* **Prompt**:
Write the lines out again, from the top of the material to the line containing "const cpkeYLabels = ['0', '50', '100', '150', '200'];", pictures excluded.
══════════════════════════════
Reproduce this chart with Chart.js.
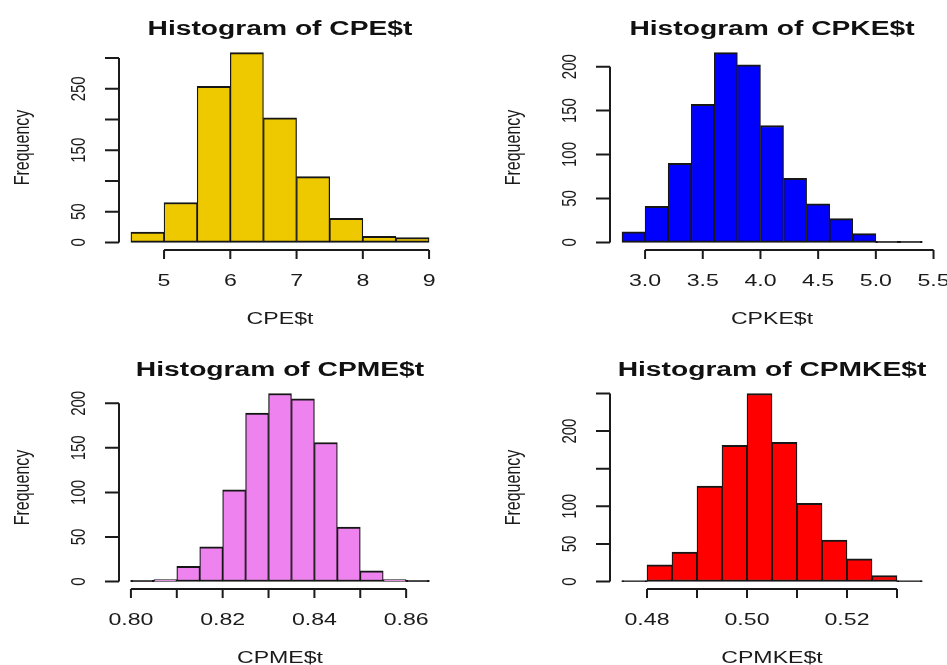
<!DOCTYPE html>
<html>
<head>
<meta charset="utf-8">
<title>Histograms</title>
<script src="https://cdn.jsdelivr.net/npm/chart.js@4.4.1/dist/chart.umd.min.js"></script>
<style>
  body { margin: 0; background: #fff; }
  .panel { position: absolute; }
</style>
</head>
<body>
<canvas id="cpe" class="panel" width="473" height="332" style="left:0;top:0"></canvas>
<canvas id="cpke" class="panel" width="474" height="332" style="left:473px;top:0"></canvas>
<canvas id="cpme" class="panel" width="473" height="333" style="left:0;top:332px"></canvas>
<canvas id="cpmke" class="panel" width="474" height="333" style="left:473px;top:332px"></canvas>
<script>
// bin edges and counts per variable
const cpeBreaks = [4.5, 5, 5.5, 6, 6.5, 7, 7.5, 8, 8.5, 9];
const cpeCounts = [17, 65, 254, 309, 203, 107, 39, 10, 8];
const cpeXTicks = [5, 6, 7, 8, 9];
const cpeXLabels = ['5', '6', '7', '8', '9'];
const cpeYTicks = [0, 50, 100, 150, 200, 250, 300];
const cpeYLabels = ['0', '50', '', '150', '', '250', ''];

const cpkeBreaks = [2.8, 3.0, 3.2, 3.4, 3.6, 3.8, 4.0, 4.2, 4.4, 4.6, 4.8, 5.0, 5.2, 5.4];
const cpkeCounts = [12, 41, 90, 157, 216, 202, 133, 73, 44, 27, 10, 1, 1];
const cpkeXTicks = [3.0, 3.5, 4.0, 4.5, 5.0, 5.5];
const cpkeXLabels = ['3.0', '3.5', '4.0', '4.5', '5.0', '5.5'];
const cpkeYTicks = [0, 50, 100, 150, 200];
const cpkeYLabels = ['0', '50', '100', '150', '200'];

const cpmeBreaks = [0.800, 0.805, 0.810, 0.815, 0.820, 0.825, 0.830, 0.835, 0.840, 0.845, 0.850, 0.855, 0.860, 0.865];
const cpmeCounts = [1, 2, 17, 39, 103, 189, 211, 205, 156, 61, 12, 2, 1];
const cpmeXTicks = [0.80, 0.81, 0.82, 0.83, 0.84, 0.85, 0.86];
const cpmeXLabels = ['0.80', '', '0.82', '', '0.84', '', '0.86'];
const cpmeYTicks = [0, 50, 100, 150, 200];
const cpmeYLabels = ['0', '50', '100', '150', '200'];

const cpmkeBreaks = [0.475, 0.480, 0.485, 0.490, 0.495, 0.500, 0.505, 0.510, 0.515, 0.520, 0.525, 0.530, 0.535];
const cpmkeCounts = [1, 22, 39, 127, 181, 250, 185, 104, 55, 30, 8, 1];
const cpmkeXTicks = [0.48, 0.49, 0.50, 0.51, 0.52, 0.53];
const cpmkeXLabels = ['0.48', '', '0.50', '', '0.52', ''];
const cpmkeYTicks = [0, 50, 100, 150, 200, 250];
const cpmkeYLabels = ['0', '50', '100', '', '200', ''];

const FONT = '"Liberation Sans", Arial, sans-serif';
const INK = '#1b1b1b';
const EDGE = '#161616';

// text is drawn a bit wider than the font (sx = horizontal stretch)
function wideText(ctx, text, x, y, font, sx) {
    ctx.save();
    ctx.translate(x, y);
    ctx.scale(sx, 1);
    ctx.font = font;
    ctx.textAlign = 'center';
    ctx.textBaseline = 'alphabetic';
    ctx.fillText(text, 0, 0);
    ctx.restore();
}

// text reading bottom to top, baseline at x
function upText(ctx, text, x, y, font, along, across) {
    ctx.save();
    ctx.translate(x, y);
    ctx.rotate(-Math.PI / 2);
    ctx.scale(along, across);
    ctx.font = font;
    ctx.textAlign = 'center';
    ctx.textBaseline = 'alphabetic';
    ctx.fillText(text, 0, 0);
    ctx.restore();
}

function makeHist(id, cfg) {
    const lo = cfg.breaks[0], hi = cfg.breaks[cfg.breaks.length - 1];
    const xpad = (hi - lo) * 0.04;
    const top = Math.max.apply(null, cfg.counts);

    // base graphics style axes: line only between first and last tick
    const baseAxes = {
        id: 'baseAxes',
        afterDraw(chart) {
            const ctx = chart.ctx, a = chart.chartArea;
            const xs = chart.scales.x, ys = chart.scales.y;
            ctx.save();
            ctx.strokeStyle = INK;
            ctx.fillStyle = INK;
            ctx.lineWidth = 2;
            ctx.beginPath();
            ctx.moveTo(xs.getPixelForValue(cfg.xTicks[0]), a.bottom);
            ctx.lineTo(xs.getPixelForValue(cfg.xTicks[cfg.xTicks.length - 1]), a.bottom);
            cfg.xTicks.forEach(function (v) {
                const p = xs.getPixelForValue(v);
                ctx.moveTo(p, a.bottom);
                ctx.lineTo(p, a.bottom + 9);
            });
            ctx.moveTo(a.left, ys.getPixelForValue(cfg.yTicks[0]));
            ctx.lineTo(a.left, ys.getPixelForValue(cfg.yTicks[cfg.yTicks.length - 1]));
            cfg.yTicks.forEach(function (v) {
                const p = ys.getPixelForValue(v);
                ctx.moveTo(a.left, p);
                ctx.lineTo(a.left - 14, p);
            });
            ctx.stroke();

            cfg.xTicks.forEach(function (v, i) {
                if (cfg.xLabels[i]) wideText(ctx, cfg.xLabels[i], xs.getPixelForValue(v), a.bottom + 36, '17px ' + FONT, 1.36);
            });
            cfg.yTicks.forEach(function (v, i) {
                if (cfg.yLabels[i]) upText(ctx, cfg.yLabels[i], a.left - 34, ys.getPixelForValue(v), '15px ' + FONT, 1, 1.4);
            });

            const cx = (a.left + a.right) / 2;
            ctx.fillStyle = '#111';
            wideText(ctx, 'Histogram of ' + cfg.name, cx, a.top - 10, 'bold 20px ' + FONT, 1.41);
            ctx.fillStyle = INK;
            wideText(ctx, cfg.name, cx, a.bottom + 74, '17px ' + FONT, 1.36);
            upText(ctx, 'Frequency', a.left - 90, (a.top + a.bottom) / 2, '16px ' + FONT, 1, 1.39);
            ctx.restore();
        }
    };

    // a single observation only shows as the outline, so fill it dark
    function tiny(c) {
        return c.raw && c.raw.y <= 1;
    }

    return new Chart(document.getElementById(id), {
        type: 'bar',
        data: {
            datasets: [{
                data: cfg.counts.map(function (c, i) {
                    return { x: (cfg.breaks[i] + cfg.breaks[i + 1]) / 2, y: c };
                }),
                backgroundColor: function (c) { return tiny(c) ? EDGE : cfg.color; },
                inflateAmount: function (c) { return tiny(c) ? 0.6 : 'auto'; },
                borderColor: EDGE,
                borderWidth: { top: 2, bottom: 2, left: 1.25, right: 1.25 },
                borderSkipped: false,
                barPercentage: 1,
                categoryPercentage: 1
            }]
        },
        options: {
            responsive: false,
            animation: false,
            devicePixelRatio: 1,
            layout: { padding: cfg.pad },
            plugins: { legend: { display: false }, tooltip: { enabled: false } },
            scales: {
                x: { type: 'linear', display: false, offset: false, min: lo - xpad, max: hi + xpad },
                y: { display: false, min: -0.04 * top, max: 1.04 * top }
            }
        },
        plugins: [baseAxes]
    });
}

makeHist('cpe', {
    name: 'CPE$t', color: '#EEC900',
    breaks: cpeBreaks, counts: cpeCounts,
    xTicks: cpeXTicks, xLabels: cpeXLabels, yTicks: cpeYTicks, yLabels: cpeYLabels,
    pad: { left: 119, top: 45, right: 32, bottom: 82 }
});
makeHist('cpke', {
    name: 'CPKE$t', color: '#0000FF',
    breaks: cpkeBreaks, counts: cpkeCounts,
    xTicks: cpkeXTicks, xLabels: cpkeXLabels, yTicks: cpkeYTicks, yLabels: cpkeYLabels,
    pad: { left: 137, top: 45, right: 13, bottom: 82 }
});
makeHist('cpme', {
    name: 'CPME$t', color: '#EE82EE',
    breaks: cpmeBreaks, counts: cpmeCounts,
    xTicks: cpmeXTicks, xLabels: cpmeXLabels, yTicks: cpmeYTicks, yLabels: cpmeYLabels,
    pad: { left: 119, top: 54, right: 32, bottom: 76 }
});
makeHist('cpmke', {
    name: 'CPMKE$t', color: '#FF0000',
    breaks: cpmkeBreaks, counts: cpmkeCounts,
    xTicks: cpmkeXTicks, xLabels: cpmkeXLabels, yTicks: cpmkeYTicks, yLabels: cpmkeYLabels,
    pad: { left: 137, top: 54, right: 13, bottom: 76 }
});
</script>
</body>
</html>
══════════════════════════════
* **Right answer**:
Reproduce this chart with Chart.js.
<!DOCTYPE html>
<html>
<head>
<meta charset="utf-8">
<title>Histograms</title>
<script src="https://cdn.jsdelivr.net/npm/chart.js@4.4.1/dist/chart.umd.min.js"></script>
<style>
  body { margin: 0; background: #fff; }
  .panel { position: absolute; }
</style>
</head>
<body>
<canvas id="cpe" class="panel" width="473" height="332" style="left:0;top:0"></canvas>
<canvas id="cpke" class="panel" width="474" height="332" style="left:473px;top:0"></canvas>
<canvas id="cpme" class="panel" width="473" height="333" style="left:0;top:332px"></canvas>
<canvas id="cpmke" class="panel" width="474" height="333" style="left:473px;top:332px"></canvas>
<script>
// bin edges and counts per variable
const cpeBreaks = [4.5, 5, 5.5, 6, 6.5, 7, 7.5, 8, 8.5, 9];
const cpeCounts = [17, 65, 254, 309, 203, 107, 39, 10, 8];
const cpeXTicks = [5, 6, 7, 8, 9];
const cpeXLabels = ['5', '6', '7', '8', '9'];
const cpeYTicks = [0, 50, 100, 150, 200, 250, 300];
const cpeYLabels = ['0', '50', '', '150', '', '250', ''];

const cpkeBreaks = [2.8, 3.0, 3.2, 3.4, 3.6, 3.8, 4.0, 4.2, 4.4, 4.6, 4.8, 5.0, 5.2, 5.4];
const cpkeCounts = [12, 41, 90, 157, 216, 202, 133, 73, 44, 27, 10, 1, 1];
const cpkeXTicks = [3.0, 3.5, 4.0, 4.5, 5.0, 5.5];
const cpkeXLabels = ['3.0', '3.5', '4.0', '4.5', '5.0', '5.5'];
const cpkeYTicks = [0, 50, 100, 150, 200];
const cpkeYLabels = ['0', '50', '100', '150', '200'];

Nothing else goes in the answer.